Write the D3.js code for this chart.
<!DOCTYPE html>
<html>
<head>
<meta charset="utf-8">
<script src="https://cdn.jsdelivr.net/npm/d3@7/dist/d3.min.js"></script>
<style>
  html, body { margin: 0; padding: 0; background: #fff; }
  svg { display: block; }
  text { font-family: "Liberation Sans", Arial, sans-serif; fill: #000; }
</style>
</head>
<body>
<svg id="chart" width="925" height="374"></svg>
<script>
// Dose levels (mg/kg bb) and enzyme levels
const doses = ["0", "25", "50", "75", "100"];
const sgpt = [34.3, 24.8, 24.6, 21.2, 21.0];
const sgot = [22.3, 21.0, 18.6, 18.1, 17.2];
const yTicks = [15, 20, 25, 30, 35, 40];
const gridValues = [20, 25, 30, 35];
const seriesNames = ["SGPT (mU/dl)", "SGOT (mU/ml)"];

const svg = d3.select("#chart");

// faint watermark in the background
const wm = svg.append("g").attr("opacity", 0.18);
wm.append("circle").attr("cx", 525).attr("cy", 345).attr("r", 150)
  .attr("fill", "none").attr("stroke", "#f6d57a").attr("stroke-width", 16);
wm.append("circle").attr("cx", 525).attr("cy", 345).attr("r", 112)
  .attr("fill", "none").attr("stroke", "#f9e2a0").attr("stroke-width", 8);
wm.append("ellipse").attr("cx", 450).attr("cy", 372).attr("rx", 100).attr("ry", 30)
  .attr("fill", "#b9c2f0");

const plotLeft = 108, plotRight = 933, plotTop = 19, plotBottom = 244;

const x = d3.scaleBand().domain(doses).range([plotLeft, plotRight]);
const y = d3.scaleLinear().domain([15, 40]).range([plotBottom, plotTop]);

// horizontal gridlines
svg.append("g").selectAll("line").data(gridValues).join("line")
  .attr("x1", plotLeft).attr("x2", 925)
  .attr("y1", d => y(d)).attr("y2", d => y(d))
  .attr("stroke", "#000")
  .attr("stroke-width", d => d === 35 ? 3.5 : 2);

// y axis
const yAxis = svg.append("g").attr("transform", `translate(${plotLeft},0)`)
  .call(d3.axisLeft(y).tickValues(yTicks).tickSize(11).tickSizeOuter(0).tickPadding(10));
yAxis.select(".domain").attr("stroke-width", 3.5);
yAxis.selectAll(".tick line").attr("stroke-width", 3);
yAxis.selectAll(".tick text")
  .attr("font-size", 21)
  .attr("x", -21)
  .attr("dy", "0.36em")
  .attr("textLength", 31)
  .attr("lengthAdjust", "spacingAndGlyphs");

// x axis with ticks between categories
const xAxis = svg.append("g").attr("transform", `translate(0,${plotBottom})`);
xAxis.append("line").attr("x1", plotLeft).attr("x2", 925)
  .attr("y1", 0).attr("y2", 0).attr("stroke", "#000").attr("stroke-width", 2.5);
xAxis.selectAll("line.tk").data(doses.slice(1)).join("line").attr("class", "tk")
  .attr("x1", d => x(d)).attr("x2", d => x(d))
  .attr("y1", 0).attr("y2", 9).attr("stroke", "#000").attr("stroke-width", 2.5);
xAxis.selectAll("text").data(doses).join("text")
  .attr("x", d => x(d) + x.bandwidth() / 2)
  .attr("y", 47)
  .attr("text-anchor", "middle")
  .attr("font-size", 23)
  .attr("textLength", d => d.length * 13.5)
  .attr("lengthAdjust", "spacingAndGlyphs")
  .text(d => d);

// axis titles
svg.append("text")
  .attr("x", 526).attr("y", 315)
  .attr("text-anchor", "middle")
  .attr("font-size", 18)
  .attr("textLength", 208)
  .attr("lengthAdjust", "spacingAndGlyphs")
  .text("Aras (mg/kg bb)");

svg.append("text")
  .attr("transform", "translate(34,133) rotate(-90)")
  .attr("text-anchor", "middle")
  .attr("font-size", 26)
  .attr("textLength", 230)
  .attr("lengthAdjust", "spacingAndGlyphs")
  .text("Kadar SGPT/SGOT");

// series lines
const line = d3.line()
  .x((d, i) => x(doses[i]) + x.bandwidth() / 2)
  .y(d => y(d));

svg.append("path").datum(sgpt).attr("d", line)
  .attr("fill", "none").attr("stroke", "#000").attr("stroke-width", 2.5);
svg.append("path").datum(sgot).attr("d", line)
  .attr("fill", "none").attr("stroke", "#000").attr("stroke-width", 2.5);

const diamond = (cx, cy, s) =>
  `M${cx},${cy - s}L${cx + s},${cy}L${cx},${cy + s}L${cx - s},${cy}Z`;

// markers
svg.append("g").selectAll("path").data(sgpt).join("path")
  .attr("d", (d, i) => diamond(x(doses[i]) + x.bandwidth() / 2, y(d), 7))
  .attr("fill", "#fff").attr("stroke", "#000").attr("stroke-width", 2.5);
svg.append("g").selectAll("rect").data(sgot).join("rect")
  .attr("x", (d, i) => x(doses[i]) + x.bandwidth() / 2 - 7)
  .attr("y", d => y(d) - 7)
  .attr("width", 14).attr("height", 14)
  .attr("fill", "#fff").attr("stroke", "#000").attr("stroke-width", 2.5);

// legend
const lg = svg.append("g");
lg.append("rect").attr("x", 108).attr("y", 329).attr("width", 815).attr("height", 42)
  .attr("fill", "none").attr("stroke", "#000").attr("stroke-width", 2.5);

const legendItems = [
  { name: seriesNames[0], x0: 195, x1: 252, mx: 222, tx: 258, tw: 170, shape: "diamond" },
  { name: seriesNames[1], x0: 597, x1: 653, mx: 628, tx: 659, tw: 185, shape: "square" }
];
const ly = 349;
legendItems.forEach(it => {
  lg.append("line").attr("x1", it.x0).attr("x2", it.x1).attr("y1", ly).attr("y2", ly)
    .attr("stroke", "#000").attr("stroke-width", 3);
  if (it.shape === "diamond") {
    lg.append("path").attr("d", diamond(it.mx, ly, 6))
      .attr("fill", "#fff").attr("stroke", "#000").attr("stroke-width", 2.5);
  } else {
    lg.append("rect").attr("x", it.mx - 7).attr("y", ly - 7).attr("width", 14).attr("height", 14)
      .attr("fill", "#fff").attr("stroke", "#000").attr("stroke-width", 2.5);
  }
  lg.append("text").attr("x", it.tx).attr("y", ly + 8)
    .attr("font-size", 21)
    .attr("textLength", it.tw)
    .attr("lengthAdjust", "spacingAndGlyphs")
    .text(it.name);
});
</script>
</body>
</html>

==

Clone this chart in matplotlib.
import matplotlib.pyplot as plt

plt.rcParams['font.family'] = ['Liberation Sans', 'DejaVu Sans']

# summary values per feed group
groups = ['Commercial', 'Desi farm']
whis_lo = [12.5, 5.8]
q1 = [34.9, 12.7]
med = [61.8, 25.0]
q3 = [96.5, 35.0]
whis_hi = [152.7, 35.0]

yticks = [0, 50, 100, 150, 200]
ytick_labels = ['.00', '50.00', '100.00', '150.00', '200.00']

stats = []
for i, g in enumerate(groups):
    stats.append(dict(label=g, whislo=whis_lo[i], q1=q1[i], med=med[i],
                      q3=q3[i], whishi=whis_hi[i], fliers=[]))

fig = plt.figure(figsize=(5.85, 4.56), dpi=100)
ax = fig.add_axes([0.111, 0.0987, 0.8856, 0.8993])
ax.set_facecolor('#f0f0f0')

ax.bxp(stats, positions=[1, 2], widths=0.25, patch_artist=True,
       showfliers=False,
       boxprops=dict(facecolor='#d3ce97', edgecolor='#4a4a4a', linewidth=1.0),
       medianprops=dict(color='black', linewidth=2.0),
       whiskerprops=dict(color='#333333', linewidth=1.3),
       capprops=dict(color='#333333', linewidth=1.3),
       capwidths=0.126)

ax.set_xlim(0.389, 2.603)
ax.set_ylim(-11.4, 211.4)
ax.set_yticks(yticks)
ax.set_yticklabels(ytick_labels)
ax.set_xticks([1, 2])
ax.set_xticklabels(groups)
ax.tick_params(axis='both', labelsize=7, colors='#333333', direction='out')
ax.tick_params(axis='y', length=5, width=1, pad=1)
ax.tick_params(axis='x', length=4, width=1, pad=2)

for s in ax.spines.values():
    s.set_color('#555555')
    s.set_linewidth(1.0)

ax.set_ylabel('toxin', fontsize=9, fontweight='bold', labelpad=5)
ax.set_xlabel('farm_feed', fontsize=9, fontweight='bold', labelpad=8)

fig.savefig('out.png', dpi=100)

Exercise task: Find the lines containing "chart" and list every one of them.

Response to this task:
Write the D3.js code for this chart.
<svg id="chart" width="925" height="374"></svg>
const svg = d3.select("#chart");
Clone this chart in matplotlib.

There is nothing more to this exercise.